After receiving a master’s degree in Health Sciences from Duke University, Spann went on earn a PhD in Creative Writing; facilitate workshops with Dr. Dean Ornish; and create the Literature, Arts, and Medicine Program at Sutter Medical Center in Sacramento. In 2007, he moved to Santa Barbara where his wife, Elizabeth Robinson, was studying myth and depth psychology at Pacifica Graduate Institute. It was only a matter of time before Spann and Robinson designed a new workshop format combining literature, therapeutic writing, mythology, and archetypal psychology.
These workshops typically begin with a poetic or visual prompt. Participants are encouraged to go deep, get personal, and write without knowing where it’s going or crossing anything out. Spann says that such “raw” writing helps “capture the ebb and flow of the mind,” allowing issues and feelings to flow onto the page. Treating the result as a piece of fiction gives the writer the comfort of being one step removed. Then, with group input, the layers are peeled back to “understand what’s really at core, what’s really important.” Including myth, metaphor, and imagery enrich the process and offer new ways to see hidden meaning as well as a pathway forward. Now, something transformational can begin.
What is the rationale behind therapeutic writing?
All of us have an emotional history. We’re sentient beings after all. We feel disappointed, sad, hurt, angry, scared when people let us down, plans fall through, or something traumatic happens. Intense emotional experiences don’t just disappear. They get recorded and tucked away in the emotional body. Occasionally, something happens that stirs things up and a piece of history floats to the surface. When this happens, it could be just an inconvenient hot mess, or it could be an opportunity to sort it out. The Spann-Robinson workshops offer a context where people can tell the story, step away from the drama/trauma and let some of the muck float away. Then, with a fresh outlook, they can address what needs to heal and what needs to change. Spann’s recent novel, intriguingly titled A Parable of Lies, is an example of how this works.
“If we never speak the truth, we live the parable of the lie.”
About the Book
A Parable of Lies is well-researched and beautifully written. It’s the story of a man standing at a crossroad where one direction leads to behaviors that are messing up his life. And the other direction leads to a deep dive into a painful past. The stakes are high, but he really has no choice. Prompted by the death of his brother, the narrator returns to his hometown. His traumatic past looms everywhere. Every corner, every encounter brings up old memories that won’t be placated until he owns them and tells the truth. Thus, begins a healing journey.

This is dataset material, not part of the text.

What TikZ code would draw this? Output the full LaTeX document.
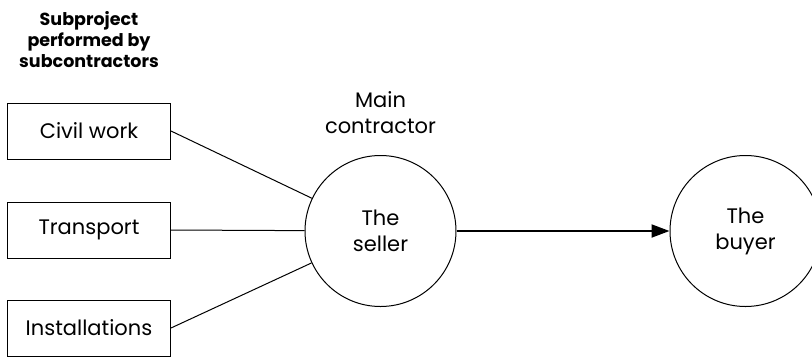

As it turns out, the old friends and places that shaped his story have stories of their own. Social, philosophical, and artistic events of the times have a role to play. New friends and wise elders show up as mentors. Following the compass of his heart through the tangle of the past, he is guided by synchronicity. Ultimately, The Parable of Lies is about the healing power of love.
This book emphasizes Oprah’s point that shifting from “what’s wrong with you” to “what happened to you” is the key to healing. We all have baggage. No matter how deeply buried or cleverly defended, our unresolved issues control our behavior and undermine health, happiness, and success. Because they’re wired in the emotional body, they can be triggered by an old Fleetwood Mac song, the scent of smoke in the air, a random comment, or a provocative story. They can also be triggered by family drama, financial uncertainty, community discord, or a holiday gathering. Surprising enough, even joy and success can bring pain-trauma-hurt to the surface. No matter the catalyst, the next time you’re triggered, why not get out pen and paper and write a bit of healing fiction?
Spann has a MA in Health Sciences from Duke University and a PhD in Creative Writing from Union University in Ohio. For the past seven years, people in our community have known him as the compassionate Anticoagulation Specialist at Samsun Clinic. He stepped away from this position recently to focus on his writing. You can buy A Parable of Lies at a local bookshop or online. For a multi-sensory experience, the e-book includes a playlist of all the fabulous music in the book.